[Start THE RECORDS]
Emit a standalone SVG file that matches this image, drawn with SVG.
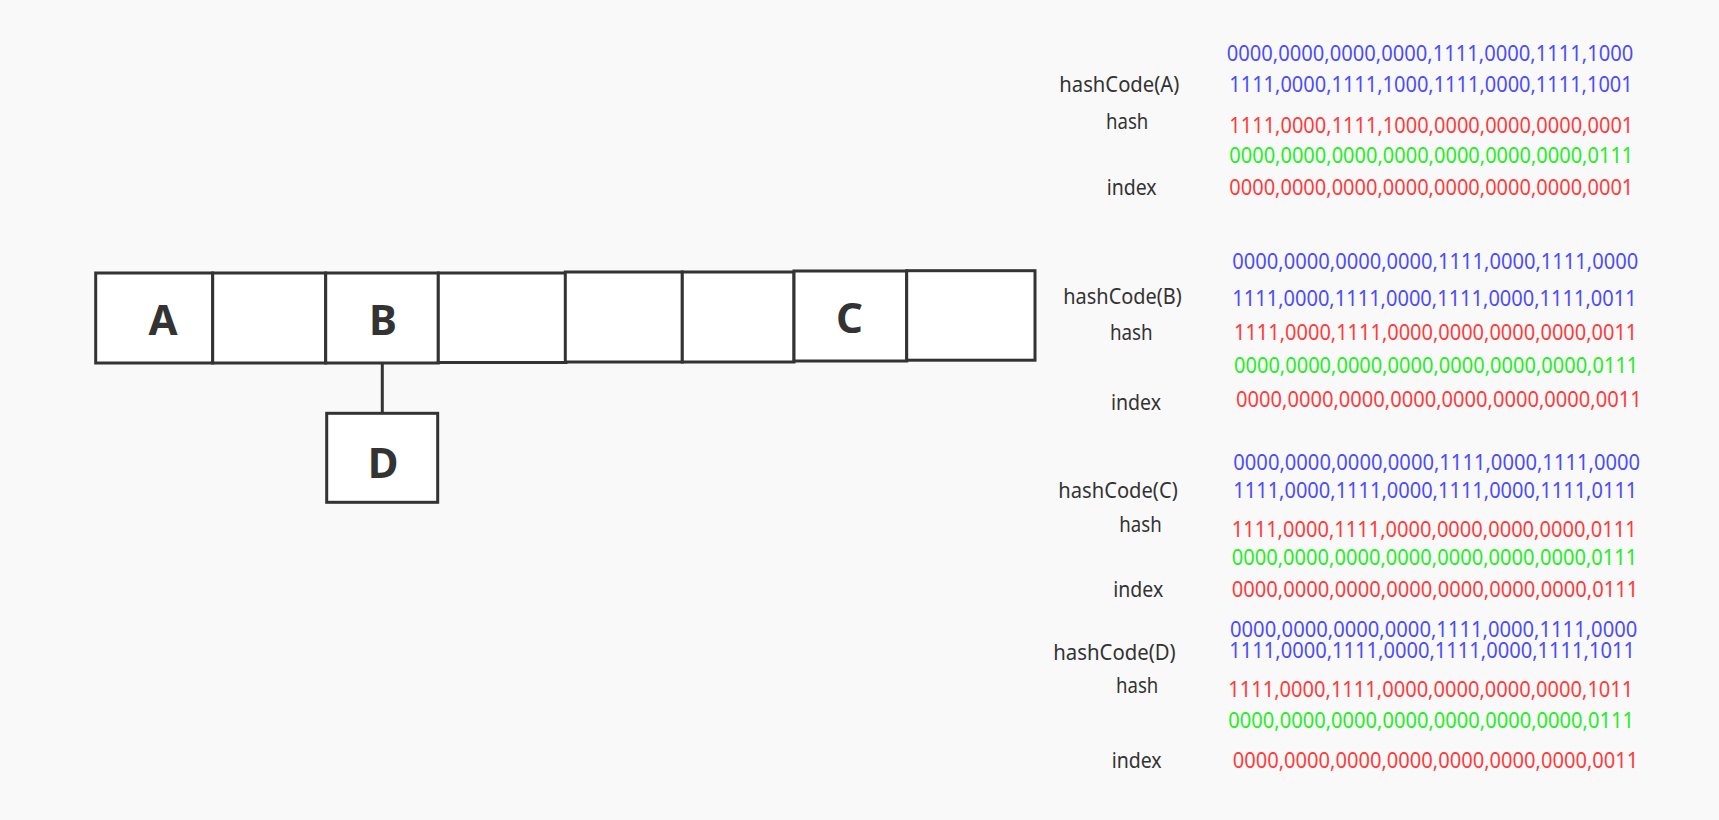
<svg xmlns="http://www.w3.org/2000/svg" width="1719" height="820" viewBox="0 0 1719 820">
<style>
.cell{fill:#ffffff;stroke:#333333;stroke-width:3}
.big{font-family:"Noto Sans","Open Sans",sans-serif;font-weight:bold;font-size:42px;fill:#333333;text-anchor:middle}
.lbl{font-family:"Noto Sans","Open Sans",sans-serif;font-size:21px;fill:#333333}
.num{font-family:"Noto Sans","Open Sans",sans-serif;font-size:21px}
.b{fill:#4b4bff}
.r{fill:#ff3a3a}
.g{fill:#22ee22}
.conn{stroke:#333333;stroke-width:3;fill:none}
</style>
<rect x="0" y="0" width="1719" height="820" fill="#f9f9f9"/>
<g id="connectors">
<line class="conn" x1="382.3" y1="363" x2="382.3" y2="413.3"/>
</g>
<g id="cell1"><rect class="cell" x="95.7" y="273" width="117" height="90"/><text class="big" x="163" y="335">A</text></g>
<g id="cell2"><rect class="cell" x="212.7" y="273" width="113" height="90"/></g>
<g id="cell3"><rect class="cell" x="325.7" y="273" width="112.6" height="90"/><text class="big" x="383" y="335">B</text></g>
<g id="cell4"><rect class="cell" x="438.3" y="273" width="127.7" height="89.5"/></g>
<g id="cell5"><rect class="cell" x="565.3" y="272" width="117" height="90"/></g>
<g id="cell6"><rect class="cell" x="682.3" y="272" width="111.7" height="90"/></g>
<g id="cell7"><rect class="cell" x="794" y="271" width="112.7" height="90"/><text class="big" x="849.5" y="333">C</text></g>
<g id="cell8"><rect class="cell" x="906.7" y="270.7" width="128.3" height="89.5"/></g>
<g id="nodeD"><rect class="cell" x="326.7" y="413.3" width="111" height="89"/><text class="big" x="383" y="478">D</text></g>

<g id="calcA">
<text class="num b" x="1226.7" y="60.7" textLength="406.6" lengthAdjust="spacingAndGlyphs">0000,0000,0000,0000,1111,0000,1111,1000</text>
<text class="lbl" x="1059.3" y="91.7" textLength="120" lengthAdjust="spacingAndGlyphs">hashCode(A)</text>
<text class="num b" x="1229.3" y="91.7" textLength="403.4" lengthAdjust="spacingAndGlyphs">1111,0000,1111,1000,1111,0000,1111,1001</text>
<text class="lbl" x="1106" y="129.3" textLength="42.3" lengthAdjust="spacingAndGlyphs">hash</text>
<text class="num r" x="1229.3" y="133.3" textLength="404" lengthAdjust="spacingAndGlyphs">1111,0000,1111,1000,0000,0000,0000,0001</text>
<text class="num g" x="1229.3" y="162.7" textLength="404" lengthAdjust="spacingAndGlyphs">0000,0000,0000,0000,0000,0000,0000,0111</text>
<text class="lbl" x="1106.7" y="195" textLength="50" lengthAdjust="spacingAndGlyphs">index</text>
<text class="num r" x="1229.3" y="195" textLength="404" lengthAdjust="spacingAndGlyphs">0000,0000,0000,0000,0000,0000,0000,0001</text>
</g>

<g id="calcB">
<text class="num b" x="1232.3" y="269.3" textLength="406" lengthAdjust="spacingAndGlyphs">0000,0000,0000,0000,1111,0000,1111,0000</text>
<text class="lbl" x="1063.3" y="304" textLength="118.4" lengthAdjust="spacingAndGlyphs">hashCode(B)</text>
<text class="num b" x="1232.3" y="306" textLength="404.4" lengthAdjust="spacingAndGlyphs">1111,0000,1111,0000,1111,0000,1111,0011</text>
<text class="lbl" x="1110" y="340" textLength="42.7" lengthAdjust="spacingAndGlyphs">hash</text>
<text class="num r" x="1234" y="340" textLength="403.3" lengthAdjust="spacingAndGlyphs">1111,0000,1111,0000,0000,0000,0000,0011</text>
<text class="num g" x="1234" y="372.7" textLength="404.3" lengthAdjust="spacingAndGlyphs">0000,0000,0000,0000,0000,0000,0000,0111</text>
<text class="lbl" x="1111" y="410" textLength="50" lengthAdjust="spacingAndGlyphs">index</text>
<text class="num r" x="1236" y="406.7" textLength="405.7" lengthAdjust="spacingAndGlyphs">0000,0000,0000,0000,0000,0000,0000,0011</text>
</g>

<g id="calcC">
<text class="num b" x="1233.3" y="470" textLength="406.7" lengthAdjust="spacingAndGlyphs">0000,0000,0000,0000,1111,0000,1111,0000</text>
<text class="lbl" x="1058.3" y="498.3" textLength="119.4" lengthAdjust="spacingAndGlyphs">hashCode(C)</text>
<text class="num b" x="1233.3" y="498.3" textLength="404" lengthAdjust="spacingAndGlyphs">1111,0000,1111,0000,1111,0000,1111,0111</text>
<text class="lbl" x="1119.3" y="531.7" textLength="42.4" lengthAdjust="spacingAndGlyphs">hash</text>
<text class="num r" x="1231.7" y="536.7" textLength="405" lengthAdjust="spacingAndGlyphs">1111,0000,1111,0000,0000,0000,0000,0111</text>
<text class="num g" x="1231.7" y="565" textLength="405.6" lengthAdjust="spacingAndGlyphs">0000,0000,0000,0000,0000,0000,0000,0111</text>
<text class="lbl" x="1113.3" y="596.7" textLength="50" lengthAdjust="spacingAndGlyphs">index</text>
<text class="num r" x="1231.7" y="596.7" textLength="406.6" lengthAdjust="spacingAndGlyphs">0000,0000,0000,0000,0000,0000,0000,0111</text>
</g>

<g id="calcD">
<text class="num b" x="1230" y="636.7" textLength="407.3" lengthAdjust="spacingAndGlyphs">0000,0000,0000,0000,1111,0000,1111,0000</text>
<text class="lbl" x="1053.3" y="660" textLength="122.4" lengthAdjust="spacingAndGlyphs">hashCode(D)</text>
<text class="num b" x="1229.3" y="658.3" textLength="405.7" lengthAdjust="spacingAndGlyphs">1111,0000,1111,0000,1111,0000,1111,1011</text>
<text class="lbl" x="1116" y="693.3" textLength="42.3" lengthAdjust="spacingAndGlyphs">hash</text>
<text class="num r" x="1228.3" y="696.7" textLength="405" lengthAdjust="spacingAndGlyphs">1111,0000,1111,0000,0000,0000,0000,1011</text>
<text class="num g" x="1228.3" y="728.3" textLength="405.7" lengthAdjust="spacingAndGlyphs">0000,0000,0000,0000,0000,0000,0000,0111</text>
<text class="lbl" x="1111.7" y="768.3" textLength="50" lengthAdjust="spacingAndGlyphs">index</text>
<text class="num r" x="1232.7" y="768.3" textLength="405.6" lengthAdjust="spacingAndGlyphs">0000,0000,0000,0000,0000,0000,0000,0011</text>
</g>
</svg>
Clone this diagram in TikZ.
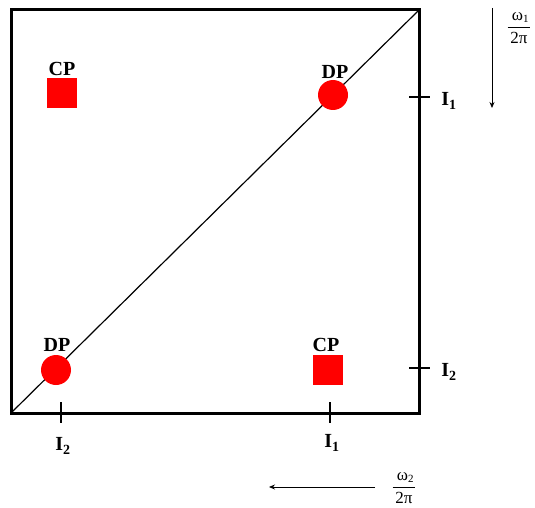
\documentclass[tikz,border=0pt]{standalone}
\usepackage{fontspec}
\setmainfont{Liberation Serif}
\usetikzlibrary{arrows.meta}
\newcommand{\myfrac}[1]{$\displaystyle\frac{\mbox{\,ω}_{\mbox{\fontsize{11}{11}\selectfont #1}}}{\mbox{\,2π\,}}$}
\begin{document}
\begin{tikzpicture}[x=1pt,y=-1pt,
  frame/.style={line width=3pt},
  tick/.style={line width=2.5pt},
  lbl/.style={font=\fontsize{20}{22}\selectfont\bfseries, inner sep=0pt},
  ilbl/.style={font=\fontsize{20}{22}\selectfont\bfseries, inner sep=0pt},
  cpbox/.style={fill=red, minimum size=30pt, inner sep=0pt, draw=none},
  dpdot/.style={circle, fill=red, minimum size=30pt, inner sep=0pt, draw=none},
  frac/.style={font=\fontsize{17}{19}\selectfont, inner sep=0pt},
  axarrow/.style={line width=0.8pt, -{Stealth[length=6pt,width=5pt]}}]
\useasboundingbox (0,0) rectangle (535,508);
\coordinate (bl) at (11,413);
\coordinate (tr) at (419,10);
\draw[frame] (11,10) rectangle (419,413);
\draw[line width=1.2pt] (bl) -- (tr);
% ticks right
\coordinate (r1a) at (409,97); \coordinate (r1b) at (430,97);
\coordinate (r2a) at (409,368); \coordinate (r2b) at (430,368);
\draw[tick] (r1a) -- (r1b);
\draw[tick] (r2a) -- (r2b);
% ticks bottom
\coordinate (b2a) at (61,402); \coordinate (b2b) at (61,423);
\coordinate (b1a) at (330,402); \coordinate (b1b) at (330,423);
\draw[tick] (b2a) -- (b2b);
\draw[tick] (b1a) -- (b1b);
\node[ilbl] (ri1) at (449,101) {I\textsubscript{1}};
\node[ilbl] (ri2) at (449,372) {I\textsubscript{2}};
\node[ilbl] (bi2) at (63,446) {I\textsubscript{2}};
\node[ilbl] (bi1) at (332,443) {I\textsubscript{1}};
% points
\node[cpbox] (cp1) at (62,93) {};
\node[lbl] (cp1l) at (62,69) {CP};
\node[cpbox] (cp2) at (328,370) {};
\node[lbl] (cp2l) at (326,345) {CP};
\node[dpdot] (dp1) at (333,95) {};
\node[lbl] (dp1l) at (335,72) {DP};
\node[dpdot] (dp2) at (56,370) {};
\node[lbl] (dp2l) at (57,345) {DP};
% axes arrows
\coordinate (va) at (492,8); \coordinate (vb) at (492,108);
\draw[axarrow] (va) -- (vb);
\node[frac] (f1) at (519,28) {\myfrac{1}};
\coordinate (ha) at (375,487); \coordinate (hb) at (269,487);
\draw[axarrow] (ha) -- (hb);
\node[frac] (f2) at (404,488) {\myfrac{2}};
\end{tikzpicture}
\end{document}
[End THE RECORDS]
EXERCISE OBJECTIVE:
Go through the preceding material and copy each line that has the word "this".

REPLY TO THE TASK:
Emit a standalone SVG file that matches this image, drawn with SVG.
Clone this diagram in TikZ.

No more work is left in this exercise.